» **EXERCISE REQUIREMENTS**: Find each line with the string "React" and copy it.

>>

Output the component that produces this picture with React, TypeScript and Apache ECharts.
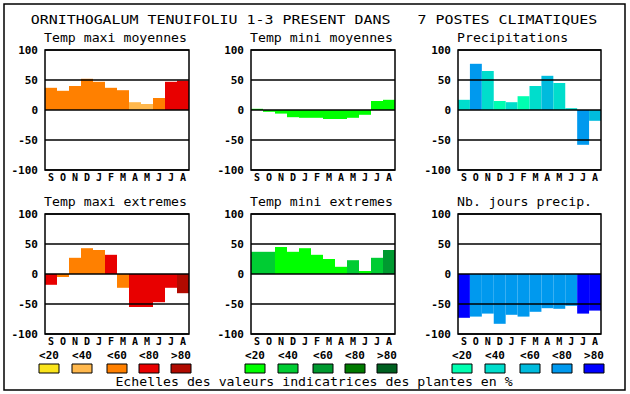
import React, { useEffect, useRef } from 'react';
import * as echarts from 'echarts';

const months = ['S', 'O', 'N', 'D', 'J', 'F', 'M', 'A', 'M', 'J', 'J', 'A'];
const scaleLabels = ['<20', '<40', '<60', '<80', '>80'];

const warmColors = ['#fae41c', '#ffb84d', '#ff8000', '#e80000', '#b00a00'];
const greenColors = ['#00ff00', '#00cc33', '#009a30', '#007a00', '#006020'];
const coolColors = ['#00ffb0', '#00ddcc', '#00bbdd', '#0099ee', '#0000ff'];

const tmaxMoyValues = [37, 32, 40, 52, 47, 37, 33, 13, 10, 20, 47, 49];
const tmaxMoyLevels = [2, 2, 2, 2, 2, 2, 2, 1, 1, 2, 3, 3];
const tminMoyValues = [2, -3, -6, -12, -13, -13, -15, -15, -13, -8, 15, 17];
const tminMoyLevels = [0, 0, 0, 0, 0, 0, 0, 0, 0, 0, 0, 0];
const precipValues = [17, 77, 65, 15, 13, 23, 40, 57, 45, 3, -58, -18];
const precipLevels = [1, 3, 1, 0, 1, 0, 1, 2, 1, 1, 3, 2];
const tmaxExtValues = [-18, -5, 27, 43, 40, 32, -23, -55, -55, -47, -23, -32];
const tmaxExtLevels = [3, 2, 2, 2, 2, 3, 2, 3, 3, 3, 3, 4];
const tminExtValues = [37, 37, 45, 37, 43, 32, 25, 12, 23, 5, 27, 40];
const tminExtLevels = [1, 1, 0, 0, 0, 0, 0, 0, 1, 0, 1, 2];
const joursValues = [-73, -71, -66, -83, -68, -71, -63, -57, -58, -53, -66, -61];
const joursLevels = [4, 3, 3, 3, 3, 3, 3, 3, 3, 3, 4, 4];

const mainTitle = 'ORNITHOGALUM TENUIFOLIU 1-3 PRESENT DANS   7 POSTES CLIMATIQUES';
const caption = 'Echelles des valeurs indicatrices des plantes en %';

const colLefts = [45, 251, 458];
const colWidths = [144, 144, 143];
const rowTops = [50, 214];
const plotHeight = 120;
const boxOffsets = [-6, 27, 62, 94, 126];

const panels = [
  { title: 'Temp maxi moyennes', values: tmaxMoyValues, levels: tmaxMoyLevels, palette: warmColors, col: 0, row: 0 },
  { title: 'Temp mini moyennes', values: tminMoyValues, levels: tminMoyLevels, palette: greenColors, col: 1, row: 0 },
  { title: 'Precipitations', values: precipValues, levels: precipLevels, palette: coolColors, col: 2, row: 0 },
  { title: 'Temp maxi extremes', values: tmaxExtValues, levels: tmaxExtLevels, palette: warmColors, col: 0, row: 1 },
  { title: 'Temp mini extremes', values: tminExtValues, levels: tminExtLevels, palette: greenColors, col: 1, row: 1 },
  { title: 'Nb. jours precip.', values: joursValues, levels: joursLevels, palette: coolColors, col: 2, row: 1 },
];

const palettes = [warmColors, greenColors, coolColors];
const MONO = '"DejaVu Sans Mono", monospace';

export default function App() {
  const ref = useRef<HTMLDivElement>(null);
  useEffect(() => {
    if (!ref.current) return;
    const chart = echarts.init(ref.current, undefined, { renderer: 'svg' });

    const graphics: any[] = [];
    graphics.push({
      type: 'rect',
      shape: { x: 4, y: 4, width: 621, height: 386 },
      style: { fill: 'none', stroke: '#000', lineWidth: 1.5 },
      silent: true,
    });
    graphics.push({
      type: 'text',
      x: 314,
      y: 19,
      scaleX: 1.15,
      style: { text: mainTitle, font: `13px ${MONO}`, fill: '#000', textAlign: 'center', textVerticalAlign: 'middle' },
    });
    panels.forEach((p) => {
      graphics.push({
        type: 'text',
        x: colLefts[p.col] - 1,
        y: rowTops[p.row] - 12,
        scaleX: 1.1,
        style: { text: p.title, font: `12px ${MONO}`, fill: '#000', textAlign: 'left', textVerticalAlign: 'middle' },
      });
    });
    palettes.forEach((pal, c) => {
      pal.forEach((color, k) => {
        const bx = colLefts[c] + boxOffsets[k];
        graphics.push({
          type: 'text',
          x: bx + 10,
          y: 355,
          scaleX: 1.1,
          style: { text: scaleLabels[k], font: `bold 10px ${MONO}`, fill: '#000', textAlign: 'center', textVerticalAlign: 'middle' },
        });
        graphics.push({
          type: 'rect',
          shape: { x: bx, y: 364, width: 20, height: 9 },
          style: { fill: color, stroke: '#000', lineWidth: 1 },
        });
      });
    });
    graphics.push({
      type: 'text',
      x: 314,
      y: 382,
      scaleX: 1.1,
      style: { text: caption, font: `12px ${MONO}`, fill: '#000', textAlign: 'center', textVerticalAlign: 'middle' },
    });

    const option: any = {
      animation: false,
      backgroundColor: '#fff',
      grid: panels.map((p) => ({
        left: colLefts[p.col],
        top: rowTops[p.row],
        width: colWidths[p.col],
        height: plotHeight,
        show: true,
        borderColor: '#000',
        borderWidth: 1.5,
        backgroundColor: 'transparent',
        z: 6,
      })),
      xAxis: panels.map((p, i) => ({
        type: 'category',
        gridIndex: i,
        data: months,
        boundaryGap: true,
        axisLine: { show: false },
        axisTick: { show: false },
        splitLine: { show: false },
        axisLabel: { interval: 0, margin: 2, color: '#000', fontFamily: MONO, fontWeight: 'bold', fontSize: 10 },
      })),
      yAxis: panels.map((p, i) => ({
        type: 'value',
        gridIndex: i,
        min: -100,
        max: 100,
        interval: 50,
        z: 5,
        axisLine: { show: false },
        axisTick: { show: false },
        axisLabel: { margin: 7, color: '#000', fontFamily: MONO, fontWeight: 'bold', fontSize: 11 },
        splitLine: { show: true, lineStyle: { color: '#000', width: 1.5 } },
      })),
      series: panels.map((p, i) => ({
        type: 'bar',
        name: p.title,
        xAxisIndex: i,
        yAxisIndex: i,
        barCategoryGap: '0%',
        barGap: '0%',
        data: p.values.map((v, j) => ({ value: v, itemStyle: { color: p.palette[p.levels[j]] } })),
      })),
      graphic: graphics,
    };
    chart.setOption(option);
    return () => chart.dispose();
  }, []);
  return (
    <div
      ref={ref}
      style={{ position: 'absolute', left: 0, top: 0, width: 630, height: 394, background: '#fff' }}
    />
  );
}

<<

» **REPLY**:
Output the component that produces this picture with React, TypeScript and Apache ECharts.
import React, { useEffect, useRef } from 'react';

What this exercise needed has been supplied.